Une éventuelle adaptation cinéma vous paraîtrait-elle envisageable, ou risquerait-elle d’aplatir tous ces jeux de sens qui font notamment l’immense intérêt de ces deux romans ? Où en est l’idée du troisième volume ?
Plusieurs producteurs ont travaillé sur une adaptation au cinéma. Aucun projet n’a pour l’instant abouti. A mon sens, les Falsificateurs et les Eclaireurs se prêteraient mieux à une adaptation sous forme de série télé.
J’ai plusieurs idées pour le troisième tome mais je ne sais pas encore quand et même si je l’écrirai. Je crois que je l’écrirai le jour où l’on ne me posera plus la question !
Avec la question du style dont on a parlé, rien de mieux pour vous singulariser que vos conceptions politiques. Après l’écroulement des régimes communistes, le libéralisme désormais mondial n’est-il pourtant pas la plus grande falsification historique de ces derniers siècles ?
Le communisme n’était pas une falsification. Il utilisait l’outil de la falsification, c’est très différent. Cela dit, on peut faire le même reproche au libéralisme. Quand on fait croire à tout un pays qu’une femme de ménage peut s’acheter une maison de $200,000, c’est une falsification. Un jour cependant, la réalité reprend ses droits et les mécanismes qui ont permis cette illusion collective apparaissent au grand jour. Idem pour les pseudo-armes de destruction massive de Saddam Hussein.
Le communisme était un vœu pieux, une utopie. Le capitalisme n’est pas un projet, ce n’est que la description du mécanisme régissant les échanges économiques depuis la nuit des temps : « j’achète à qui veut bien me vendre et je vends à qui veut bien m’acheter ».
Vous publiez un nouveau roman, Mateo, dans quelques jours, qui se déroule dans le milieu du foot. Pouvez-vous le présenter en quelques mots ? Y trouvera-t-on à nouveau ces constructions romanesques à tiroirs, ou ces effets de jeu qui ont largement caractérisé votre écriture jusqu’à présent ?

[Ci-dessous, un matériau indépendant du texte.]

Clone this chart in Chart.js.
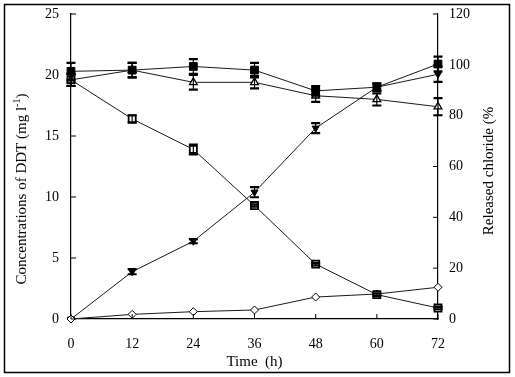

Mateo est un footballeur prodige. A dix-huit ans, il refuse les offres des plus grands clubs pour s’inscrire dans le championnat universitaire et remporter le titre que son père, entraîneur disparu avant sa naissance, n’avait pu gagner.
En termes de construction, c’est un roman plus linéaire que les précédents, qui traite de la volonté, de ce qu’il est de coutume d’appeler la réussite et surtout de l’utilisation que nous faisons des talents que nous avons reçus.